## What is required:
In the listing that follows, retype every line from the first through the one containing "import seaborn as sns". Pictures are to be left out.

## Information provided:
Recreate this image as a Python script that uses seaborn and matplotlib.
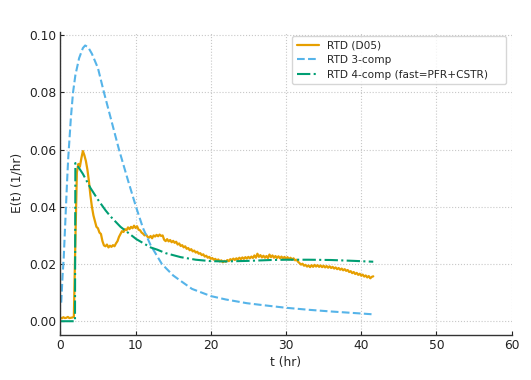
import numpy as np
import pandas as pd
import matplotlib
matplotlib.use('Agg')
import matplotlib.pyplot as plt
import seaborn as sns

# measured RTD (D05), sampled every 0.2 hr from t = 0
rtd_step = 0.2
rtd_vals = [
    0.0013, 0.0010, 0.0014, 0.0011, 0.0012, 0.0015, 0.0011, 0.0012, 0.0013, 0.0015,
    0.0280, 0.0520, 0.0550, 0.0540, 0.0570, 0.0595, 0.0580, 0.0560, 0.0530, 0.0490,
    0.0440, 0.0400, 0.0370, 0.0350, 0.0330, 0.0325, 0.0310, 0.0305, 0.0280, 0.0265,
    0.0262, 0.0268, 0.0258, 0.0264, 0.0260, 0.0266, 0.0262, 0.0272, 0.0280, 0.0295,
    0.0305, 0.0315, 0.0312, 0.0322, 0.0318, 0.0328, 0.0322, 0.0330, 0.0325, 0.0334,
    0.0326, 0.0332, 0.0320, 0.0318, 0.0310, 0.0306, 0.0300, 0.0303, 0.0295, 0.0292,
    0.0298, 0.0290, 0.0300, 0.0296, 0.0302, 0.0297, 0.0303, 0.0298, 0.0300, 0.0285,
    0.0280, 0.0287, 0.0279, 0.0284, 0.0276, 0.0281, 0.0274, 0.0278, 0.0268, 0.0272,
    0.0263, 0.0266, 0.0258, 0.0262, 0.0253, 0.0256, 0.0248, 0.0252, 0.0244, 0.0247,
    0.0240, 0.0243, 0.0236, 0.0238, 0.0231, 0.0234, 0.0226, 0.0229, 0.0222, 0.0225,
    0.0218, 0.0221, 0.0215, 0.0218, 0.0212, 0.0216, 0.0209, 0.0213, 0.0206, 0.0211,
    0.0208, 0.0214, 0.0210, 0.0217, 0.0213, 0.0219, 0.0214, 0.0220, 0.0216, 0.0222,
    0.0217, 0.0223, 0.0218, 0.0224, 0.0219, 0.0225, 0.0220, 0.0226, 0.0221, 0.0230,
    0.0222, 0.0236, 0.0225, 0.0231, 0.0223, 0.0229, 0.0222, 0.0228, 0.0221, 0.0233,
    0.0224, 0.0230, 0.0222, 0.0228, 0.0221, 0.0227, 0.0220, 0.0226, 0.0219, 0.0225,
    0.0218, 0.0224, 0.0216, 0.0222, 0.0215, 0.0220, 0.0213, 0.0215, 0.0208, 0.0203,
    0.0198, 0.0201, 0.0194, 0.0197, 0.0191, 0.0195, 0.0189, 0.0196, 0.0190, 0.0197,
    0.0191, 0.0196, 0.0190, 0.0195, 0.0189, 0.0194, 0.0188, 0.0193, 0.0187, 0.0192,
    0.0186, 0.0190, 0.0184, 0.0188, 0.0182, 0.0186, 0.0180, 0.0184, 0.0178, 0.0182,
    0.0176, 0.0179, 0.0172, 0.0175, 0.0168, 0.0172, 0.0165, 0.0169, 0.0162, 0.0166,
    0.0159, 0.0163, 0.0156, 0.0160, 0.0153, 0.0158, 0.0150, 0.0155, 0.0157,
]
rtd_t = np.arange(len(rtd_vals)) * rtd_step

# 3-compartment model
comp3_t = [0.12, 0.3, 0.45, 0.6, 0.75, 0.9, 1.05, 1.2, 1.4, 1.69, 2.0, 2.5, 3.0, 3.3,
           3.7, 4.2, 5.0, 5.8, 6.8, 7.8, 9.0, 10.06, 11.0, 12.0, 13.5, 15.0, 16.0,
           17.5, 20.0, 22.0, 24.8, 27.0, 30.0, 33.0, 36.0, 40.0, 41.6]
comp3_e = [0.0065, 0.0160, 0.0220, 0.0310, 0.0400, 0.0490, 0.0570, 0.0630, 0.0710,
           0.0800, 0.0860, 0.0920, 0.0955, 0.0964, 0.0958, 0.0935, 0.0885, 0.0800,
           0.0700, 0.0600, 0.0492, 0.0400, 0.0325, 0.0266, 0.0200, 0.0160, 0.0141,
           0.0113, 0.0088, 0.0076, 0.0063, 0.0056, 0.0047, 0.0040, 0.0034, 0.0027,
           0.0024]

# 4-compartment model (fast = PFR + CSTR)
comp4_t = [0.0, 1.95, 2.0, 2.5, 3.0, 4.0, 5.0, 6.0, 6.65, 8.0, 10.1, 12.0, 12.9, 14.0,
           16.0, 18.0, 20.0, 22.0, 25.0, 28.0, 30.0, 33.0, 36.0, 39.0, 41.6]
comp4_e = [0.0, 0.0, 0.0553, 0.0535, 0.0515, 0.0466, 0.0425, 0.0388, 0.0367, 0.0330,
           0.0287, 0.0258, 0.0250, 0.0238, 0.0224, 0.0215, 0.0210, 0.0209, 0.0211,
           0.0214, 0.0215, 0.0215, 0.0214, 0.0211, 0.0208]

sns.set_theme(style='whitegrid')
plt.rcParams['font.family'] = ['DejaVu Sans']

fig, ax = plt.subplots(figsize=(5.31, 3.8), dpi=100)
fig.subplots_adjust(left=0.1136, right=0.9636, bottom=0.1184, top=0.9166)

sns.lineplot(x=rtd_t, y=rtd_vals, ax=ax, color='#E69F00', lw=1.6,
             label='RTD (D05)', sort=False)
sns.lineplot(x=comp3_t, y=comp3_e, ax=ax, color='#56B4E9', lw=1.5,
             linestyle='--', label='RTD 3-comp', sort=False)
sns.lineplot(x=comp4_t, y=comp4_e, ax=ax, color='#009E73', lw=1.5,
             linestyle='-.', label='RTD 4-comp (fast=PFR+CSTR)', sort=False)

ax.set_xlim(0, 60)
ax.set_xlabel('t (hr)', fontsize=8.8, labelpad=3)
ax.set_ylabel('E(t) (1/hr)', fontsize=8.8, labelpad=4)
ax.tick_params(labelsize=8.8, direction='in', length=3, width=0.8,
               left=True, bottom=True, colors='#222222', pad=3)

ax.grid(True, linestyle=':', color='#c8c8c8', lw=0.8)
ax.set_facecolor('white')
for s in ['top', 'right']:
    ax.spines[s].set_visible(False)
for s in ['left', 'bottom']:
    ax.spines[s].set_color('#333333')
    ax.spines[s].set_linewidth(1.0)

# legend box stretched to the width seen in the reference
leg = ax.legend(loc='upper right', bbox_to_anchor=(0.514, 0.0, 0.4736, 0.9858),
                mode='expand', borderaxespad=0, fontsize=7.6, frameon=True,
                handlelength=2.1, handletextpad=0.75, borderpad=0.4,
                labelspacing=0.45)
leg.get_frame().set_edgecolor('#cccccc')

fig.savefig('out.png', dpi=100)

## Solution to this exercise:
Recreate this image as a Python script that uses seaborn and matplotlib.
import numpy as np
import pandas as pd
import matplotlib
matplotlib.use('Agg')
import matplotlib.pyplot as plt
import seaborn as sns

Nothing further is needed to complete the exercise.